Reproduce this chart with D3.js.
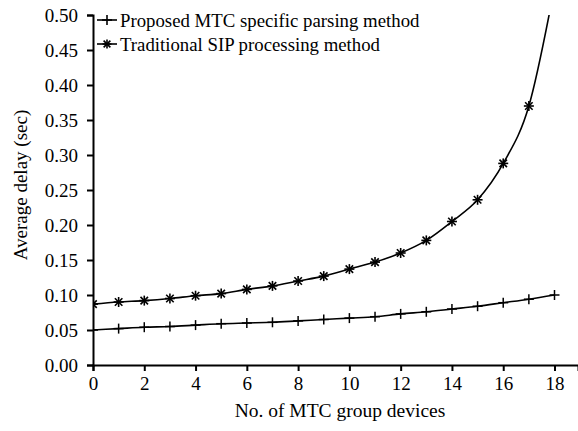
<!DOCTYPE html>
<html><head><meta charset="utf-8">
<script src="https://cdn.jsdelivr.net/npm/d3@7"></script>
<style>
html,body{margin:0;padding:0;background:#fff;}
text{font-family:"Liberation Serif","Times New Roman",Times,serif !important;}
</style></head>
<body><svg id="c" width="578" height="431"></svg>
<script>
const devices = [0,1,2,3,4,5,6,7,8,9,10,11,12,13,14,15,16,17,18];
const proposed = [0.050,0.052,0.054,0.055,0.057,0.059,0.060,0.061,0.063,0.065,0.067,0.069,0.073,0.076,0.080,0.084,0.089,0.094,0.100];
const traditional = [0.087,0.090,0.092,0.095,0.099,0.102,0.108,0.113,0.120,0.127,0.137,0.147,0.160,0.178,0.205,0.236,0.288,0.370,0.540];
const seriesNames = ["Proposed MTC specific parsing method","Traditional SIP processing method"];
const xTicks = [0,2,4,6,8,10,12,14,16,18];
const yTicks = [0,0.05,0.10,0.15,0.20,0.25,0.30,0.35,0.40,0.45,0.50];

const FF = "Liberation Serif, Times New Roman, serif";
const svg = d3.select("#c");
const L = 93, R = 578, T = 15, B = 365;
const xPer = (554.5 - L) / 18;
const x = d3.scaleLinear().domain([0, (R - L) / xPer]).range([L, R]);
const y = d3.scaleLinear().domain([0, 0.5]).range([B, T]);

svg.append("defs").append("clipPath").attr("id","clip")
  .append("rect").attr("x", L).attr("y", T).attr("width", R - L).attr("height", B - T);

const fsTick = 19, fsLab = 19.5, fsLeg = 18.8;
const xa = svg.append("g").attr("transform",`translate(0,${B})`)
  .call(d3.axisBottom(x).tickValues(xTicks).tickFormat(d3.format("d")).tickSizeOuter(0).tickSize(6).tickPadding(6));
const ya = svg.append("g").attr("transform",`translate(${L},0)`)
  .call(d3.axisLeft(y).tickValues(yTicks).tickFormat(d3.format(".2f")).tickSizeOuter(0).tickSize(6).tickPadding(9));
[xa, ya].forEach(a => {
  a.attr("font-family", FF).attr("font-size", fsTick);
  a.select(".domain").attr("stroke","#000").attr("stroke-width",2);
  a.selectAll(".tick line").attr("stroke","#000").attr("stroke-width",2);
  a.selectAll(".tick text").attr("fill","#000");
});

svg.append("text").attr("x", 340).attr("y", 417).attr("text-anchor","middle")
  .attr("font-family", FF).attr("font-size",fsLab).text("No. of MTC group devices");
svg.append("text").attr("transform","translate(27,185) rotate(-90)").attr("text-anchor","middle")
  .attr("font-family", FF).attr("font-size",19).text("Average delay (sec)");

const line = d3.line().x(d => x(d[0])).y(d => y(d[1])).curve(d3.curveMonotoneX);
const plot = svg.append("g").attr("clip-path","url(#clip)");
const sets = [proposed, traditional].map(arr => devices.map((d,i) => [d, arr[i]]));

sets.forEach(pts => {
  plot.append("path").datum(pts).attr("d", line).attr("fill","none")
    .attr("stroke","#000").attr("stroke-width",1.6);
});

function plus(g, cx, cy, s) {
  g.append("line").attr("x1",cx-s).attr("x2",cx+s).attr("y1",cy).attr("y2",cy);
  g.append("line").attr("x1",cx).attr("x2",cx).attr("y1",cy-s).attr("y2",cy+s);
}
function star(g, cx, cy, s) {
  plus(g, cx, cy, s);
  const k = s * 0.75;
  g.append("line").attr("x1",cx-k).attr("x2",cx+k).attr("y1",cy-k).attr("y2",cy+k);
  g.append("line").attr("x1",cx-k).attr("x2",cx+k).attr("y1",cy+k).attr("y2",cy-k);
}
const mk = plot.append("g").attr("stroke","#000").attr("stroke-width",1.5);
sets[0].forEach(p => plus(mk, x(p[0]), y(p[1]), 5));
const mk2 = plot.append("g").attr("stroke","#000").attr("stroke-width",1.6);
sets[1].forEach(p => star(mk2, x(p[0]), y(p[1]), 5));

// legend
const lg = svg.append("g");
const rows = [20, 44];
rows.forEach((ry, i) => {
  const g = lg.append("g").attr("stroke","#000").attr("stroke-width",1.6);
  g.append("line").attr("x1",97).attr("x2",117).attr("y1",ry).attr("y2",ry);
  if (i === 0) plus(g, 107, ry, 5); else star(g, 107, ry, 4.5);
  lg.append("text").attr("x",120).attr("y",ry).attr("dy","0.35em")
    .attr("font-family", FF).attr("font-size",fsLeg).text(seriesNames[i]);
});
</script></body></html>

+ + + + +

#### [EXERCISE AIM]
Except for the pictures, copy the material above exactly.

#### [SOLVED PROBLEM]
Reproduce this chart with D3.js.
<!DOCTYPE html>
<html><head><meta charset="utf-8">
<script src="https://cdn.jsdelivr.net/npm/d3@7"></script>
<style>
html,body{margin:0;padding:0;background:#fff;}
text{font-family:"Liberation Serif","Times New Roman",Times,serif !important;}
</style></head>
<body><svg id="c" width="578" height="431"></svg>
<script>
const devices = [0,1,2,3,4,5,6,7,8,9,10,11,12,13,14,15,16,17,18];
const proposed = [0.050,0.052,0.054,0.055,0.057,0.059,0.060,0.061,0.063,0.065,0.067,0.069,0.073,0.076,0.080,0.084,0.089,0.094,0.100];
const traditional = [0.087,0.090,0.092,0.095,0.099,0.102,0.108,0.113,0.120,0.127,0.137,0.147,0.160,0.178,0.205,0.236,0.288,0.370,0.540];
const seriesNames = ["Proposed MTC specific parsing method","Traditional SIP processing method"];
const xTicks = [0,2,4,6,8,10,12,14,16,18];
const yTicks = [0,0.05,0.10,0.15,0.20,0.25,0.30,0.35,0.40,0.45,0.50];

const FF = "Liberation Serif, Times New Roman, serif";
const svg = d3.select("#c");
const L = 93, R = 578, T = 15, B = 365;
const xPer = (554.5 - L) / 18;
const x = d3.scaleLinear().domain([0, (R - L) / xPer]).range([L, R]);
const y = d3.scaleLinear().domain([0, 0.5]).range([B, T]);

svg.append("defs").append("clipPath").attr("id","clip")
  .append("rect").attr("x", L).attr("y", T).attr("width", R - L).attr("height", B - T);

const fsTick = 19, fsLab = 19.5, fsLeg = 18.8;
const xa = svg.append("g").attr("transform",`translate(0,${B})`)
  .call(d3.axisBottom(x).tickValues(xTicks).tickFormat(d3.format("d")).tickSizeOuter(0).tickSize(6).tickPadding(6));
const ya = svg.append("g").attr("transform",`translate(${L},0)`)
  .call(d3.axisLeft(y).tickValues(yTicks).tickFormat(d3.format(".2f")).tickSizeOuter(0).tickSize(6).tickPadding(9));
[xa, ya].forEach(a => {
  a.attr("font-family", FF).attr("font-size", fsTick);
  a.select(".domain").attr("stroke","#000").attr("stroke-width",2);
  a.selectAll(".tick line").attr("stroke","#000").attr("stroke-width",2);
  a.selectAll(".tick text").attr("fill","#000");
});

svg.append("text").attr("x", 340).attr("y", 417).attr("text-anchor","middle")
  .attr("font-family", FF).attr("font-size",fsLab).text("No. of MTC group devices");
svg.append("text").attr("transform","translate(27,185) rotate(-90)").attr("text-anchor","middle")
  .attr("font-family", FF).attr("font-size",19).text("Average delay (sec)");

const line = d3.line().x(d => x(d[0])).y(d => y(d[1])).curve(d3.curveMonotoneX);
const plot = svg.append("g").attr("clip-path","url(#clip)");
const sets = [proposed, traditional].map(arr => devices.map((d,i) => [d, arr[i]]));

sets.forEach(pts => {
  plot.append("path").datum(pts).attr("d", line).attr("fill","none")
    .attr("stroke","#000").attr("stroke-width",1.6);
});

function plus(g, cx, cy, s) {
  g.append("line").attr("x1",cx-s).attr("x2",cx+s).attr("y1",cy).attr("y2",cy);
  g.append("line").attr("x1",cx).attr("x2",cx).attr("y1",cy-s).attr("y2",cy+s);
}
function star(g, cx, cy, s) {
  plus(g, cx, cy, s);
  const k = s * 0.75;
  g.append("line").attr("x1",cx-k).attr("x2",cx+k).attr("y1",cy-k).attr("y2",cy+k);
  g.append("line").attr("x1",cx-k).attr("x2",cx+k).attr("y1",cy+k).attr("y2",cy-k);
}
const mk = plot.append("g").attr("stroke","#000").attr("stroke-width",1.5);
sets[0].forEach(p => plus(mk, x(p[0]), y(p[1]), 5));
const mk2 = plot.append("g").attr("stroke","#000").attr("stroke-width",1.6);
sets[1].forEach(p => star(mk2, x(p[0]), y(p[1]), 5));

// legend
const lg = svg.append("g");
const rows = [20, 44];
rows.forEach((ry, i) => {
  const g = lg.append("g").attr("stroke","#000").attr("stroke-width",1.6);
  g.append("line").attr("x1",97).attr("x2",117).attr("y1",ry).attr("y2",ry);
  if (i === 0) plus(g, 107, ry, 5); else star(g, 107, ry, 4.5);
  lg.append("text").attr("x",120).attr("y",ry).attr("dy","0.35em")
    .attr("font-family", FF).attr("font-size",fsLeg).text(seriesNames[i]);
});
</script></body></html>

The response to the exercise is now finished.